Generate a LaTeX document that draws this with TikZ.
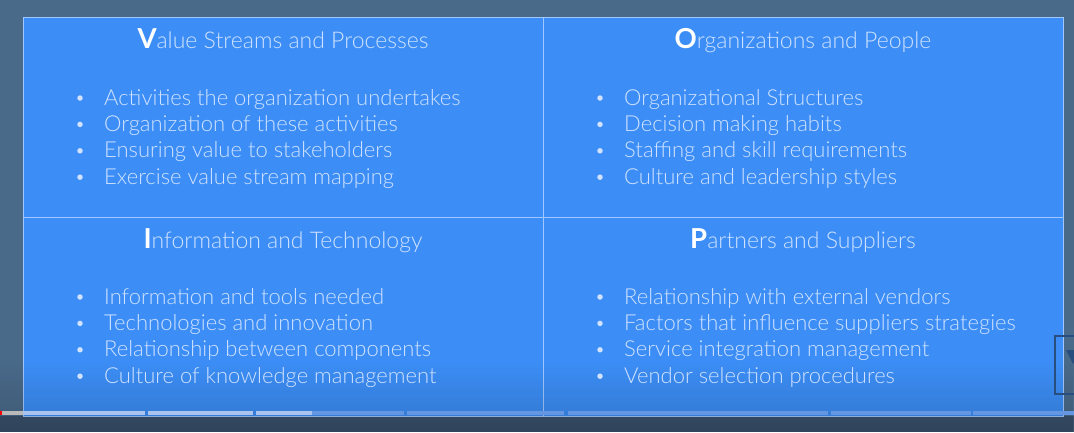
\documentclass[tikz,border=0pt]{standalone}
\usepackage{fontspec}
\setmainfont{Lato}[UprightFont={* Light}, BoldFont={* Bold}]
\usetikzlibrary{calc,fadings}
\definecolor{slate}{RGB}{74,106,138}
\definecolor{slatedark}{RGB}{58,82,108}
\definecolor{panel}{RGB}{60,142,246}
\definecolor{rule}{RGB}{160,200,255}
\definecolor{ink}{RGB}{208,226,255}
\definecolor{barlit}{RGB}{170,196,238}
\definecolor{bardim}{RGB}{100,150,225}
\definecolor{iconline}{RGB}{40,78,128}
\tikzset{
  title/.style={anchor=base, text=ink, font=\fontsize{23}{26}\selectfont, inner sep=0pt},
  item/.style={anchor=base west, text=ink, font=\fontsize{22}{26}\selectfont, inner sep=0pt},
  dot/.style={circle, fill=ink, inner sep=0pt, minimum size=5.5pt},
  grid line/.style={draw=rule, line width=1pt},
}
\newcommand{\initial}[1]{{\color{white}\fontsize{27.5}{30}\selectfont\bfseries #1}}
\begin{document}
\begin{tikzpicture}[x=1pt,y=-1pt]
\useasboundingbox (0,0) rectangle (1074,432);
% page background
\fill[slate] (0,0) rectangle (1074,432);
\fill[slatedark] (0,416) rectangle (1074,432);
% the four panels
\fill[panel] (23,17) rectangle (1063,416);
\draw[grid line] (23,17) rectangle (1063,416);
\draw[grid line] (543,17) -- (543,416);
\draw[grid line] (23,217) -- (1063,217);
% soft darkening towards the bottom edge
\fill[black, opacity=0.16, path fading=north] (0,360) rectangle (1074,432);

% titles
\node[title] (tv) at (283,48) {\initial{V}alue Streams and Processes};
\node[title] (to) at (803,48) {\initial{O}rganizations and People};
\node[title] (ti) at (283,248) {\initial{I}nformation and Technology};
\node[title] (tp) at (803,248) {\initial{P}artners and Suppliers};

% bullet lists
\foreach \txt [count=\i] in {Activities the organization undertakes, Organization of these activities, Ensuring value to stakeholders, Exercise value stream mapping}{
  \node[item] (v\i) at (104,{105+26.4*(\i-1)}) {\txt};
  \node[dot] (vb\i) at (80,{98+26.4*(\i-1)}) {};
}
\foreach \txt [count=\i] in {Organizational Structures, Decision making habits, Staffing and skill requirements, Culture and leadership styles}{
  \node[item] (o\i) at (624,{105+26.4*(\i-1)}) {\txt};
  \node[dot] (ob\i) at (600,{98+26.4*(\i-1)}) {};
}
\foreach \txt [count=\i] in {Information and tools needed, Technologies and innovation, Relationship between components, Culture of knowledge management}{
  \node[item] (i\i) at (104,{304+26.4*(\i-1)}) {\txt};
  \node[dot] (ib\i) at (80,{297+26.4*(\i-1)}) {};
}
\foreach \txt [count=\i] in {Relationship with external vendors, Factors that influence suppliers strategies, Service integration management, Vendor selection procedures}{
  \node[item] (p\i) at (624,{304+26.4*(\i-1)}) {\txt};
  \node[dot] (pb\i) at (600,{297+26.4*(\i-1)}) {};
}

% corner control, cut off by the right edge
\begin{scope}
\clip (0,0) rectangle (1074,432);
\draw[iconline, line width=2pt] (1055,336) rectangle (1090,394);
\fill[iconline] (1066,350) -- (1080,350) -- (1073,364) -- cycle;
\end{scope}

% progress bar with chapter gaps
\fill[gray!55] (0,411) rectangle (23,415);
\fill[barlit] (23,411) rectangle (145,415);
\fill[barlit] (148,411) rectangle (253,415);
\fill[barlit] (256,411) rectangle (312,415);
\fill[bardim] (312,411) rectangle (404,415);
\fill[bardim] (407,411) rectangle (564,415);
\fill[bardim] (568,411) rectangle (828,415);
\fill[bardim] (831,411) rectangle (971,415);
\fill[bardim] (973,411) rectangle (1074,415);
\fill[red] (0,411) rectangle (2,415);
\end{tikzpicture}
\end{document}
--
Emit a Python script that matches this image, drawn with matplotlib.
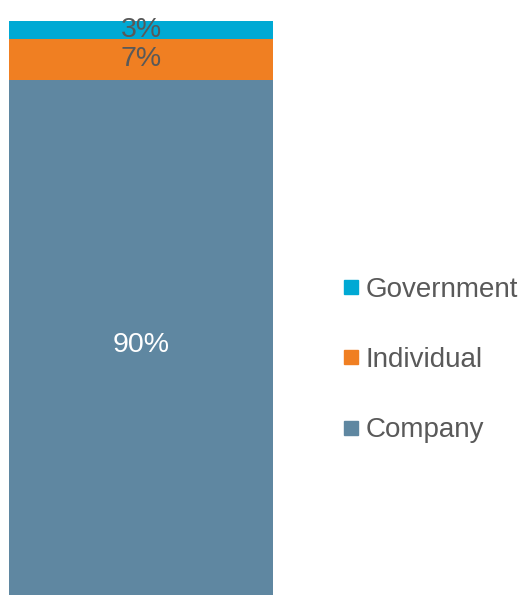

▶ **Work required**: Repeat only the lines from the one with "Generate a LaTeX" down to the one with "(tp) at (803,248)", word for word and both included, and leave the pictures out.

▶ **Problem solution**:
Generate a LaTeX document that draws this with TikZ.
\documentclass[tikz,border=0pt]{standalone}
\usepackage{fontspec}
\setmainfont{Lato}[UprightFont={* Light}, BoldFont={* Bold}]
\usetikzlibrary{calc,fadings}
\definecolor{slate}{RGB}{74,106,138}
\definecolor{slatedark}{RGB}{58,82,108}
\definecolor{panel}{RGB}{60,142,246}
\definecolor{rule}{RGB}{160,200,255}
\definecolor{ink}{RGB}{208,226,255}
\definecolor{barlit}{RGB}{170,196,238}
\definecolor{bardim}{RGB}{100,150,225}
\definecolor{iconline}{RGB}{40,78,128}
\tikzset{
  title/.style={anchor=base, text=ink, font=\fontsize{23}{26}\selectfont, inner sep=0pt},
  item/.style={anchor=base west, text=ink, font=\fontsize{22}{26}\selectfont, inner sep=0pt},
  dot/.style={circle, fill=ink, inner sep=0pt, minimum size=5.5pt},
  grid line/.style={draw=rule, line width=1pt},
}
\newcommand{\initial}[1]{{\color{white}\fontsize{27.5}{30}\selectfont\bfseries #1}}
\begin{document}
\begin{tikzpicture}[x=1pt,y=-1pt]
\useasboundingbox (0,0) rectangle (1074,432);
% page background
\fill[slate] (0,0) rectangle (1074,432);
\fill[slatedark] (0,416) rectangle (1074,432);
% the four panels
\fill[panel] (23,17) rectangle (1063,416);
\draw[grid line] (23,17) rectangle (1063,416);
\draw[grid line] (543,17) -- (543,416);
\draw[grid line] (23,217) -- (1063,217);
% soft darkening towards the bottom edge
\fill[black, opacity=0.16, path fading=north] (0,360) rectangle (1074,432);

% titles
\node[title] (tv) at (283,48) {\initial{V}alue Streams and Processes};
\node[title] (to) at (803,48) {\initial{O}rganizations and People};
\node[title] (ti) at (283,248) {\initial{I}nformation and Technology};
\node[title] (tp) at (803,248) {\initial{P}artners and Suppliers};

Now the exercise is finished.